RECORDS PROVIDED:
::::::::

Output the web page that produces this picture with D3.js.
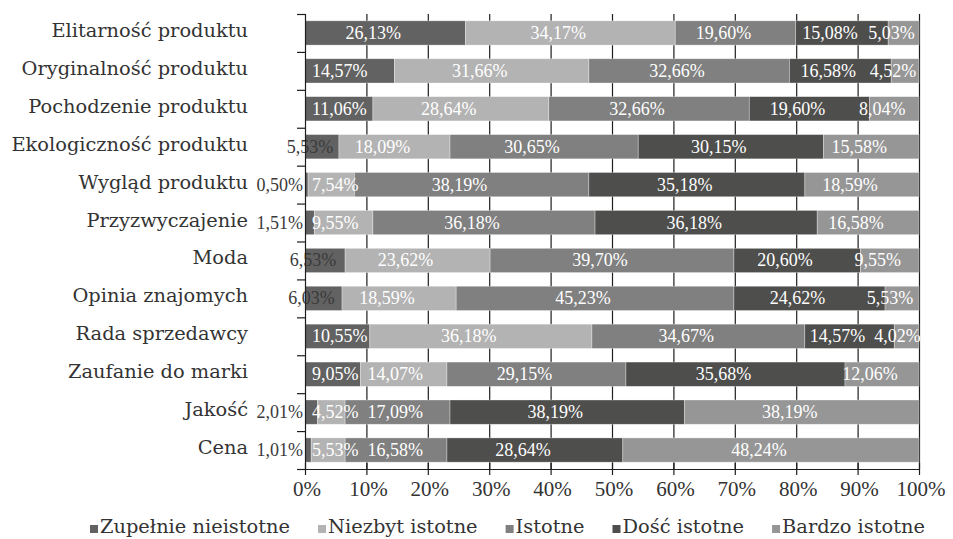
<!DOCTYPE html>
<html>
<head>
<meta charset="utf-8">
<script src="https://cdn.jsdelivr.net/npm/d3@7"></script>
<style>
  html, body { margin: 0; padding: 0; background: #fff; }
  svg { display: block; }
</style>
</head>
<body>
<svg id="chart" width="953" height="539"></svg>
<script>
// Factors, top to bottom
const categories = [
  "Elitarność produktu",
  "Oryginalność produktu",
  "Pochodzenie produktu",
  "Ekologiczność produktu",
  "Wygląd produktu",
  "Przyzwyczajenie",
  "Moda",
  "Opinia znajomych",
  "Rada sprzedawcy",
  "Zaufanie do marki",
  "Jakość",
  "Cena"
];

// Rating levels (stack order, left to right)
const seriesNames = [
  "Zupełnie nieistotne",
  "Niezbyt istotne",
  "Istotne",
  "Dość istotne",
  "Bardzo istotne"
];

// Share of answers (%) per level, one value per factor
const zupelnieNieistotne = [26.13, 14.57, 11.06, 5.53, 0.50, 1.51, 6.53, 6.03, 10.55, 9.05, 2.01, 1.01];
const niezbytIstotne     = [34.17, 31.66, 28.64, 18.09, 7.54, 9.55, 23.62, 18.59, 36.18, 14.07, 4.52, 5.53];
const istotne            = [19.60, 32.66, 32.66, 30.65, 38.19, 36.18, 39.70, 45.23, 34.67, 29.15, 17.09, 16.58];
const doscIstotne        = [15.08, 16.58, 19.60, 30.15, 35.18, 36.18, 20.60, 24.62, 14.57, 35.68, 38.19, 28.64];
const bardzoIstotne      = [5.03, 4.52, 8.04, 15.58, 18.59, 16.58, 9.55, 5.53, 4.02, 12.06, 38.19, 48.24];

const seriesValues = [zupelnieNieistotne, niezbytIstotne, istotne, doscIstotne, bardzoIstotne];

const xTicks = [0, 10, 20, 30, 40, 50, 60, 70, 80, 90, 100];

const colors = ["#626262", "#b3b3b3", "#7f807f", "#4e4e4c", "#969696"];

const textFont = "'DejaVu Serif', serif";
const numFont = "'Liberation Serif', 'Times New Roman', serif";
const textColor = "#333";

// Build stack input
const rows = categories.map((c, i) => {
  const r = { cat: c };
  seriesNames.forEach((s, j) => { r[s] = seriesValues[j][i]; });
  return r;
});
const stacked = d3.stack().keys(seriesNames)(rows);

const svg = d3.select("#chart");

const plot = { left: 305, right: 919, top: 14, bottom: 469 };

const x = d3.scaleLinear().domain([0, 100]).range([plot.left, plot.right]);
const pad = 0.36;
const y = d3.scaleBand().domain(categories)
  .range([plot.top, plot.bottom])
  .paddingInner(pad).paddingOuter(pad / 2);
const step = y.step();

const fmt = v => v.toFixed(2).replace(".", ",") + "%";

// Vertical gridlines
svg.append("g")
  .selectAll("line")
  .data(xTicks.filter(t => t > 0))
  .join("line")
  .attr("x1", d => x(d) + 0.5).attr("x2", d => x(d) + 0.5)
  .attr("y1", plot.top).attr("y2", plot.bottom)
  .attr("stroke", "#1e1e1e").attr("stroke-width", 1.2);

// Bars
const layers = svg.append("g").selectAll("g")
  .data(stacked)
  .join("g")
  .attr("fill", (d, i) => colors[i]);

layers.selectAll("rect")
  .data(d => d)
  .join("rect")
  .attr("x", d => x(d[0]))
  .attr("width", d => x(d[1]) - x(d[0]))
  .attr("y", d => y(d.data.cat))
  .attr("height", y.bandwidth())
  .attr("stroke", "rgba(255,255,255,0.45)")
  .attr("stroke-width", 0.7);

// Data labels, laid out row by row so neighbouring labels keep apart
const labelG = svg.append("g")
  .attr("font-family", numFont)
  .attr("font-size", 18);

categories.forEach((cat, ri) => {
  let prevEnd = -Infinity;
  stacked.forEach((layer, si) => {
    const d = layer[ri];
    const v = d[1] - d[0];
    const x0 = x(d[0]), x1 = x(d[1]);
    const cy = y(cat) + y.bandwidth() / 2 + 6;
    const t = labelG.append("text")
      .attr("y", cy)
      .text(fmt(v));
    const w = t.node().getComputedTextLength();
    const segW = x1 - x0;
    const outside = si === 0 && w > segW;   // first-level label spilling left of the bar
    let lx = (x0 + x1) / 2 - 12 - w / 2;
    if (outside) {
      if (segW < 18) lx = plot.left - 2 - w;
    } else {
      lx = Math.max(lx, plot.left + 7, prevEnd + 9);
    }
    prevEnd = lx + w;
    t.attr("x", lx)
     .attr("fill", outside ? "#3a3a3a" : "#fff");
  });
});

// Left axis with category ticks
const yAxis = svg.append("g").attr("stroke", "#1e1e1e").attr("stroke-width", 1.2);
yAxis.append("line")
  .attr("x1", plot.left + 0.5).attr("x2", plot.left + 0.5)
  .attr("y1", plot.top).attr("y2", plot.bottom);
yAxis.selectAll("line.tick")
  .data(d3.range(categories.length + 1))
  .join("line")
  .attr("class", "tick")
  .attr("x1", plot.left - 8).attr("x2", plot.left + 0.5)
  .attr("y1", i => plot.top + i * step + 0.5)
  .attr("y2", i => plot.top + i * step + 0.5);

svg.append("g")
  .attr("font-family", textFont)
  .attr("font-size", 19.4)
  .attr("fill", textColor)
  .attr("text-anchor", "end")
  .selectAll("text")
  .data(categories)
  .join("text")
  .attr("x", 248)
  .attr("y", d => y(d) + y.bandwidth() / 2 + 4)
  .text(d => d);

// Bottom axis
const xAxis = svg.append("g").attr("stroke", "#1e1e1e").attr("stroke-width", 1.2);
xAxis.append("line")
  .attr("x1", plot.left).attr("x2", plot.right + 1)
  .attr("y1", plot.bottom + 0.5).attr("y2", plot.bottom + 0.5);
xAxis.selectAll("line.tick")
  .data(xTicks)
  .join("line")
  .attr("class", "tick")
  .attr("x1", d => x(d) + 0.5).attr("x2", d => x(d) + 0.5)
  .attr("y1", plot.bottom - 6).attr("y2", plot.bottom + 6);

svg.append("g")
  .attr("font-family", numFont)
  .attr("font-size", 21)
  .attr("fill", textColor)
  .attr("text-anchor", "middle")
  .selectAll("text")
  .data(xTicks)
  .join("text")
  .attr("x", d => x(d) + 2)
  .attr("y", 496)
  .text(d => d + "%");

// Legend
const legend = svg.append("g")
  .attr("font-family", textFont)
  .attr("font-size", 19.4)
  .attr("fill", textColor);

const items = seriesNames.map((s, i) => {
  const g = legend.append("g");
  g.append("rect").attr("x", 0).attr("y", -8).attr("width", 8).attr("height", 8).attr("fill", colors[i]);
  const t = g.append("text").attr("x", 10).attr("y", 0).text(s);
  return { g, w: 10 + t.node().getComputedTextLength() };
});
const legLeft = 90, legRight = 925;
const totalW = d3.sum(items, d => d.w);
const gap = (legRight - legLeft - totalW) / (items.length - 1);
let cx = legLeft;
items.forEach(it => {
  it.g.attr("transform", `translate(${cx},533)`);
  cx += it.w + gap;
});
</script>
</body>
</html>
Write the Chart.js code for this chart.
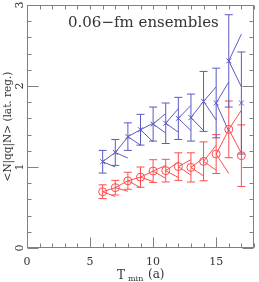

::::::::

EXERCISE AIM:
Leave every image out, and retype the material exactly.

EXERCISE SOLUTION:
Output the web page that produces this picture with D3.js.
<!DOCTYPE html>
<html>
<head>
<meta charset="utf-8">
<script src="https://cdn.jsdelivr.net/npm/d3@7"></script>
<style>
  html, body { margin: 0; padding: 0; background: #fff; }
  svg { display: block; }
</style>
</head>
<body>
<svg id="chart" width="953" height="539"></svg>
<script>
// Factors, top to bottom
const categories = [
  "Elitarność produktu",
  "Oryginalność produktu",
  "Pochodzenie produktu",
  "Ekologiczność produktu",
  "Wygląd produktu",
  "Przyzwyczajenie",
  "Moda",
  "Opinia znajomych",
  "Rada sprzedawcy",
  "Zaufanie do marki",
  "Jakość",
  "Cena"
];

// Rating levels (stack order, left to right)
const seriesNames = [
  "Zupełnie nieistotne",
  "Niezbyt istotne",
  "Istotne",
  "Dość istotne",
  "Bardzo istotne"
];

// Share of answers (%) per level, one value per factor
const zupelnieNieistotne = [26.13, 14.57, 11.06, 5.53, 0.50, 1.51, 6.53, 6.03, 10.55, 9.05, 2.01, 1.01];
const niezbytIstotne     = [34.17, 31.66, 28.64, 18.09, 7.54, 9.55, 23.62, 18.59, 36.18, 14.07, 4.52, 5.53];
const istotne            = [19.60, 32.66, 32.66, 30.65, 38.19, 36.18, 39.70, 45.23, 34.67, 29.15, 17.09, 16.58];
const doscIstotne        = [15.08, 16.58, 19.60, 30.15, 35.18, 36.18, 20.60, 24.62, 14.57, 35.68, 38.19, 28.64];
const bardzoIstotne      = [5.03, 4.52, 8.04, 15.58, 18.59, 16.58, 9.55, 5.53, 4.02, 12.06, 38.19, 48.24];

const seriesValues = [zupelnieNieistotne, niezbytIstotne, istotne, doscIstotne, bardzoIstotne];

const xTicks = [0, 10, 20, 30, 40, 50, 60, 70, 80, 90, 100];

const colors = ["#626262", "#b3b3b3", "#7f807f", "#4e4e4c", "#969696"];

const textFont = "'DejaVu Serif', serif";
const numFont = "'Liberation Serif', 'Times New Roman', serif";
const textColor = "#333";

// Build stack input
const rows = categories.map((c, i) => {
  const r = { cat: c };
  seriesNames.forEach((s, j) => { r[s] = seriesValues[j][i]; });
  return r;
});
const stacked = d3.stack().keys(seriesNames)(rows);

const svg = d3.select("#chart");

const plot = { left: 305, right: 919, top: 14, bottom: 469 };

const x = d3.scaleLinear().domain([0, 100]).range([plot.left, plot.right]);
const pad = 0.36;
const y = d3.scaleBand().domain(categories)
  .range([plot.top, plot.bottom])
  .paddingInner(pad).paddingOuter(pad / 2);
const step = y.step();

const fmt = v => v.toFixed(2).replace(".", ",") + "%";

// Vertical gridlines
svg.append("g")
  .selectAll("line")
  .data(xTicks.filter(t => t > 0))
  .join("line")
  .attr("x1", d => x(d) + 0.5).attr("x2", d => x(d) + 0.5)
  .attr("y1", plot.top).attr("y2", plot.bottom)
  .attr("stroke", "#1e1e1e").attr("stroke-width", 1.2);

// Bars
const layers = svg.append("g").selectAll("g")
  .data(stacked)
  .join("g")
  .attr("fill", (d, i) => colors[i]);

layers.selectAll("rect")
  .data(d => d)
  .join("rect")
  .attr("x", d => x(d[0]))
  .attr("width", d => x(d[1]) - x(d[0]))
  .attr("y", d => y(d.data.cat))
  .attr("height", y.bandwidth())
  .attr("stroke", "rgba(255,255,255,0.45)")
  .attr("stroke-width", 0.7);

// Data labels, laid out row by row so neighbouring labels keep apart
const labelG = svg.append("g")
  .attr("font-family", numFont)
  .attr("font-size", 18);

categories.forEach((cat, ri) => {
  let prevEnd = -Infinity;
  stacked.forEach((layer, si) => {
    const d = layer[ri];
    const v = d[1] - d[0];
    const x0 = x(d[0]), x1 = x(d[1]);
    const cy = y(cat) + y.bandwidth() / 2 + 6;
    const t = labelG.append("text")
      .attr("y", cy)
      .text(fmt(v));
    const w = t.node().getComputedTextLength();
    const segW = x1 - x0;
    const outside = si === 0 && w > segW;   // first-level label spilling left of the bar
    let lx = (x0 + x1) / 2 - 12 - w / 2;
    if (outside) {
      if (segW < 18) lx = plot.left - 2 - w;
    } else {
      lx = Math.max(lx, plot.left + 7, prevEnd + 9);
    }
    prevEnd = lx + w;
    t.attr("x", lx)
     .attr("fill", outside ? "#3a3a3a" : "#fff");
  });
});

// Left axis with category ticks
const yAxis = svg.append("g").attr("stroke", "#1e1e1e").attr("stroke-width", 1.2);
yAxis.append("line")
  .attr("x1", plot.left + 0.5).attr("x2", plot.left + 0.5)
  .attr("y1", plot.top).attr("y2", plot.bottom);
yAxis.selectAll("line.tick")
  .data(d3.range(categories.length + 1))
  .join("line")
  .attr("class", "tick")
  .attr("x1", plot.left - 8).attr("x2", plot.left + 0.5)
  .attr("y1", i => plot.top + i * step + 0.5)
  .attr("y2", i => plot.top + i * step + 0.5);

svg.append("g")
  .attr("font-family", textFont)
  .attr("font-size", 19.4)
  .attr("fill", textColor)
  .attr("text-anchor", "end")
  .selectAll("text")
  .data(categories)
  .join("text")
  .attr("x", 248)
  .attr("y", d => y(d) + y.bandwidth() / 2 + 4)
  .text(d => d);

// Bottom axis
const xAxis = svg.append("g").attr("stroke", "#1e1e1e").attr("stroke-width", 1.2);
xAxis.append("line")
  .attr("x1", plot.left).attr("x2", plot.right + 1)
  .attr("y1", plot.bottom + 0.5).attr("y2", plot.bottom + 0.5);
xAxis.selectAll("line.tick")
  .data(xTicks)
  .join("line")
  .attr("class", "tick")
  .attr("x1", d => x(d) + 0.5).attr("x2", d => x(d) + 0.5)
  .attr("y1", plot.bottom - 6).attr("y2", plot.bottom + 6);

svg.append("g")
  .attr("font-family", numFont)
  .attr("font-size", 21)
  .attr("fill", textColor)
  .attr("text-anchor", "middle")
  .selectAll("text")
  .data(xTicks)
  .join("text")
  .attr("x", d => x(d) + 2)
  .attr("y", 496)
  .text(d => d + "%");

// Legend
const legend = svg.append("g")
  .attr("font-family", textFont)
  .attr("font-size", 19.4)
  .attr("fill", textColor);

const items = seriesNames.map((s, i) => {
  const g = legend.append("g");
  g.append("rect").attr("x", 0).attr("y", -8).attr("width", 8).attr("height", 8).attr("fill", colors[i]);
  const t = g.append("text").attr("x", 10).attr("y", 0).text(s);
  return { g, w: 10 + t.node().getComputedTextLength() };
});
const legLeft = 90, legRight = 925;
const totalW = d3.sum(items, d => d.w);
const gap = (legRight - legLeft - totalW) / (items.length - 1);
let cx = legLeft;
items.forEach(it => {
  it.g.attr("transform", `translate(${cx},533)`);
  cx += it.w + gap;
});
</script>
</body>
</html>
Write the Chart.js code for this chart.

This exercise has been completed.